EXERCISE BRIEF: Output the material exactly, but drop every image it holds.

INFORMATION SHOWN:
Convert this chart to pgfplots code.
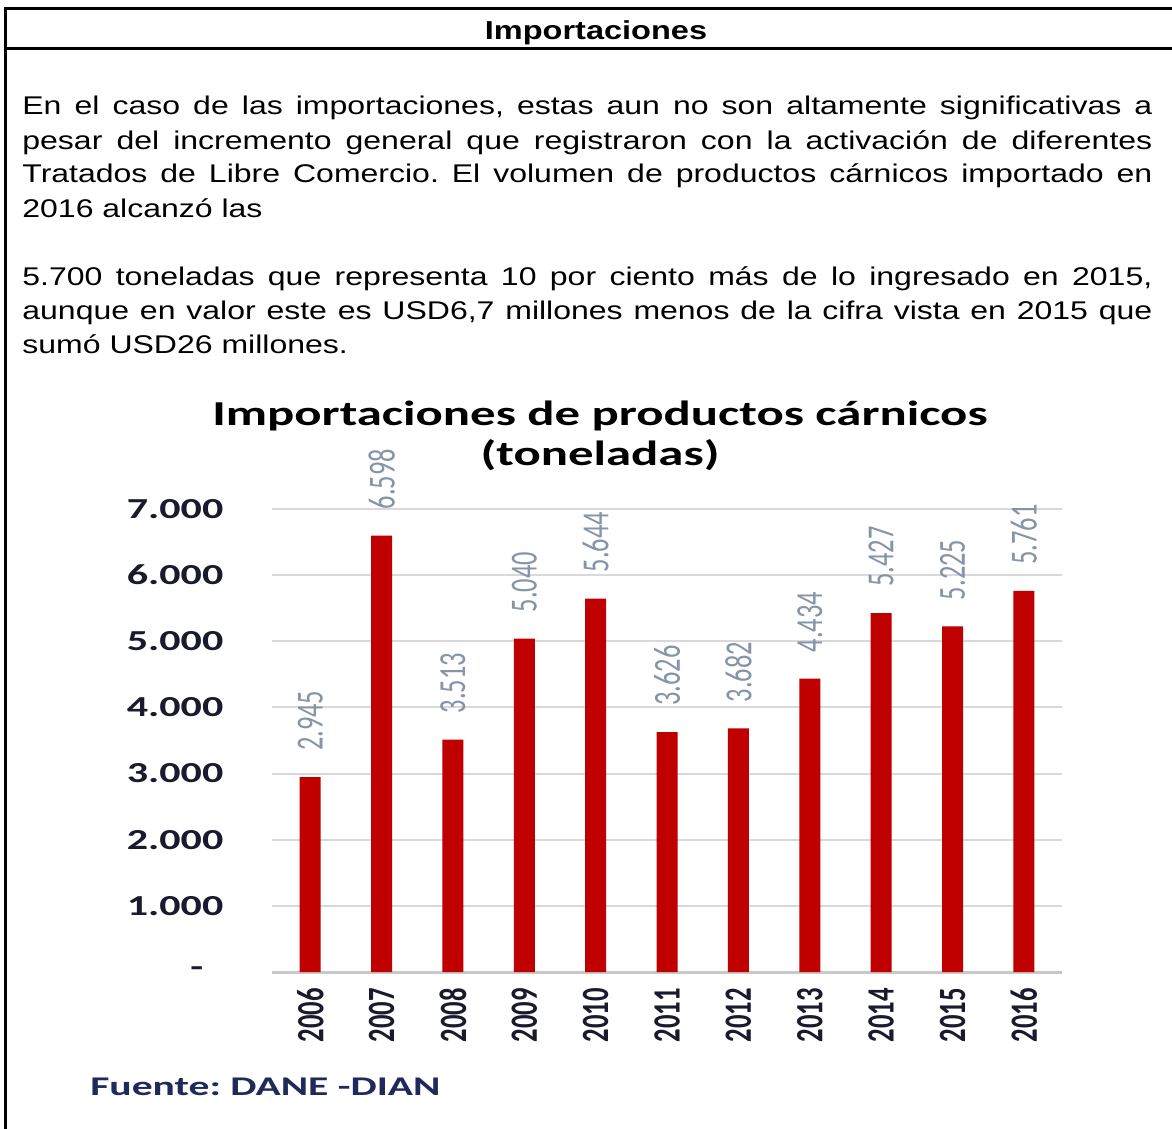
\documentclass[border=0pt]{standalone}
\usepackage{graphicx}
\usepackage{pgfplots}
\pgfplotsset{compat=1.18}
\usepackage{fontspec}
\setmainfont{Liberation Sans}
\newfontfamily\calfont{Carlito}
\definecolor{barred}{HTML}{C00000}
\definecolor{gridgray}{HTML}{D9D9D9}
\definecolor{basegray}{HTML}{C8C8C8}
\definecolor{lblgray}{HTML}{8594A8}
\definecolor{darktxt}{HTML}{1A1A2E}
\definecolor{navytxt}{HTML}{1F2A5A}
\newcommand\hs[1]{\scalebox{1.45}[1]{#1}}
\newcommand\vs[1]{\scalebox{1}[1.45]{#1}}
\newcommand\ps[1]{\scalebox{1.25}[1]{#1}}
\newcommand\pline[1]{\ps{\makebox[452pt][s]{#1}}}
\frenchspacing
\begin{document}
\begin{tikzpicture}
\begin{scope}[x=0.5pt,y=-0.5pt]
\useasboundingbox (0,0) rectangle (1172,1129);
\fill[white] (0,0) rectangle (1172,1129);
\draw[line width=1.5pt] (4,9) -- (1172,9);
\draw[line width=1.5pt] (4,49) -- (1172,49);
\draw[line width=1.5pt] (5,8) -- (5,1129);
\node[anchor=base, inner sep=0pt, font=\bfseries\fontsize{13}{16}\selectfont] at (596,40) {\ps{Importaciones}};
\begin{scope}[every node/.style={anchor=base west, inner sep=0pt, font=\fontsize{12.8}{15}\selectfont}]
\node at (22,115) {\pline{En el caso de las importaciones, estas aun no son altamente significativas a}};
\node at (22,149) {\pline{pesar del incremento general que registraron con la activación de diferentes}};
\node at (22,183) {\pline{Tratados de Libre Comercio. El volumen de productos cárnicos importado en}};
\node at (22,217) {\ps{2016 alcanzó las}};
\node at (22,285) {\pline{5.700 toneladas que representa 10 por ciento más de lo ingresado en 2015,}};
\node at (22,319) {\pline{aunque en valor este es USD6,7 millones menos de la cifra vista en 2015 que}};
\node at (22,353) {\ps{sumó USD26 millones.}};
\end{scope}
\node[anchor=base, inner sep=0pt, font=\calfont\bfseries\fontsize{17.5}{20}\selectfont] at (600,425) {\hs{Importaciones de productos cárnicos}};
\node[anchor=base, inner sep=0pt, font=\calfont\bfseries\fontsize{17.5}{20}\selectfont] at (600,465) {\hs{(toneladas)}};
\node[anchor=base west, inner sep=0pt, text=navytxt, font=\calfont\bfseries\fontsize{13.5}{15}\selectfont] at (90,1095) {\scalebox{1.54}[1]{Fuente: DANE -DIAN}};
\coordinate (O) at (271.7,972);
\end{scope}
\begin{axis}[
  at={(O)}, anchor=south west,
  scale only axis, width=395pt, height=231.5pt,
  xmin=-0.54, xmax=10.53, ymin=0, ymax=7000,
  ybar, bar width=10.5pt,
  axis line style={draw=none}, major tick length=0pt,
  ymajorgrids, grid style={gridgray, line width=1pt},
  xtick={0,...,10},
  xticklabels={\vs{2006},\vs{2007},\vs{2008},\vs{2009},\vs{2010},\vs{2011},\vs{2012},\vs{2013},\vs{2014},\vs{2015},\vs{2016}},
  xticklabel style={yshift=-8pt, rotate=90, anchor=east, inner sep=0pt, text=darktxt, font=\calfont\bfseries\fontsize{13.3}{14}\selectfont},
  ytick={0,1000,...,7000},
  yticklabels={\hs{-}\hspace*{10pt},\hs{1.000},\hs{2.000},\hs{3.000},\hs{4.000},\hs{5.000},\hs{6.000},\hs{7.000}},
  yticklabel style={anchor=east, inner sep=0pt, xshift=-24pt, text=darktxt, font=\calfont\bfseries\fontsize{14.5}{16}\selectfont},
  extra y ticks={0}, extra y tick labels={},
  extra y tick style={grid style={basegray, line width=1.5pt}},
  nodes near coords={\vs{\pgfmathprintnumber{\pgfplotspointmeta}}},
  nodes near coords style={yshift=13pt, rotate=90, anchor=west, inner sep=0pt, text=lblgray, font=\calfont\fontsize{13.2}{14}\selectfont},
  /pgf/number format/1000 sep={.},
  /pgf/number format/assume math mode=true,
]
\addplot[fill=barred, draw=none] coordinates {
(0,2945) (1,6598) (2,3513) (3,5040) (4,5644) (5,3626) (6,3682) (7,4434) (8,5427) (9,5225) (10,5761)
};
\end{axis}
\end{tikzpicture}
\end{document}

SOLVED EXERCISE:
Convert this chart to pgfplots code.
\documentclass[border=0pt]{standalone}
\usepackage{graphicx}
\usepackage{pgfplots}
\pgfplotsset{compat=1.18}
\usepackage{fontspec}
\setmainfont{Liberation Sans}
\newfontfamily\calfont{Carlito}
\definecolor{barred}{HTML}{C00000}
\definecolor{gridgray}{HTML}{D9D9D9}
\definecolor{basegray}{HTML}{C8C8C8}
\definecolor{lblgray}{HTML}{8594A8}
\definecolor{darktxt}{HTML}{1A1A2E}
\definecolor{navytxt}{HTML}{1F2A5A}
\newcommand\hs[1]{\scalebox{1.45}[1]{#1}}
\newcommand\vs[1]{\scalebox{1}[1.45]{#1}}
\newcommand\ps[1]{\scalebox{1.25}[1]{#1}}
\newcommand\pline[1]{\ps{\makebox[452pt][s]{#1}}}
\frenchspacing
\begin{document}
\begin{tikzpicture}
\begin{scope}[x=0.5pt,y=-0.5pt]
\useasboundingbox (0,0) rectangle (1172,1129);
\fill[white] (0,0) rectangle (1172,1129);
\draw[line width=1.5pt] (4,9) -- (1172,9);
\draw[line width=1.5pt] (4,49) -- (1172,49);
\draw[line width=1.5pt] (5,8) -- (5,1129);
\node[anchor=base, inner sep=0pt, font=\bfseries\fontsize{13}{16}\selectfont] at (596,40) {\ps{Importaciones}};
\begin{scope}[every node/.style={anchor=base west, inner sep=0pt, font=\fontsize{12.8}{15}\selectfont}]
\node at (22,115) {\pline{En el caso de las importaciones, estas aun no son altamente significativas a}};
\node at (22,149) {\pline{pesar del incremento general que registraron con la activación de diferentes}};
\node at (22,183) {\pline{Tratados de Libre Comercio. El volumen de productos cárnicos importado en}};
\node at (22,217) {\ps{2016 alcanzó las}};
\node at (22,285) {\pline{5.700 toneladas que representa 10 por ciento más de lo ingresado en 2015,}};
\node at (22,319) {\pline{aunque en valor este es USD6,7 millones menos de la cifra vista en 2015 que}};
\node at (22,353) {\ps{sumó USD26 millones.}};
\end{scope}
\node[anchor=base, inner sep=0pt, font=\calfont\bfseries\fontsize{17.5}{20}\selectfont] at (600,425) {\hs{Importaciones de productos cárnicos}};
\node[anchor=base, inner sep=0pt, font=\calfont\bfseries\fontsize{17.5}{20}\selectfont] at (600,465) {\hs{(toneladas)}};
\node[anchor=base west, inner sep=0pt, text=navytxt, font=\calfont\bfseries\fontsize{13.5}{15}\selectfont] at (90,1095) {\scalebox{1.54}[1]{Fuente: DANE -DIAN}};
\coordinate (O) at (271.7,972);
\end{scope}
\begin{axis}[
  at={(O)}, anchor=south west,
  scale only axis, width=395pt, height=231.5pt,
  xmin=-0.54, xmax=10.53, ymin=0, ymax=7000,
  ybar, bar width=10.5pt,
  axis line style={draw=none}, major tick length=0pt,
  ymajorgrids, grid style={gridgray, line width=1pt},
  xtick={0,...,10},
  xticklabels={\vs{2006},\vs{2007},\vs{2008},\vs{2009},\vs{2010},\vs{2011},\vs{2012},\vs{2013},\vs{2014},\vs{2015},\vs{2016}},
  xticklabel style={yshift=-8pt, rotate=90, anchor=east, inner sep=0pt, text=darktxt, font=\calfont\bfseries\fontsize{13.3}{14}\selectfont},
  ytick={0,1000,...,7000},
  yticklabels={\hs{-}\hspace*{10pt},\hs{1.000},\hs{2.000},\hs{3.000},\hs{4.000},\hs{5.000},\hs{6.000},\hs{7.000}},
  yticklabel style={anchor=east, inner sep=0pt, xshift=-24pt, text=darktxt, font=\calfont\bfseries\fontsize{14.5}{16}\selectfont},
  extra y ticks={0}, extra y tick labels={},
  extra y tick style={grid style={basegray, line width=1.5pt}},
  nodes near coords={\vs{\pgfmathprintnumber{\pgfplotspointmeta}}},
  nodes near coords style={yshift=13pt, rotate=90, anchor=west, inner sep=0pt, text=lblgray, font=\calfont\fontsize{13.2}{14}\selectfont},
  /pgf/number format/1000 sep={.},
  /pgf/number format/assume math mode=true,
]
\addplot[fill=barred, draw=none] coordinates {
(0,2945) (1,6598) (2,3513) (3,5040) (4,5644) (5,3626) (6,3682) (7,4434) (8,5427) (9,5225) (10,5761)
};
\end{axis}
\end{tikzpicture}
\end{document}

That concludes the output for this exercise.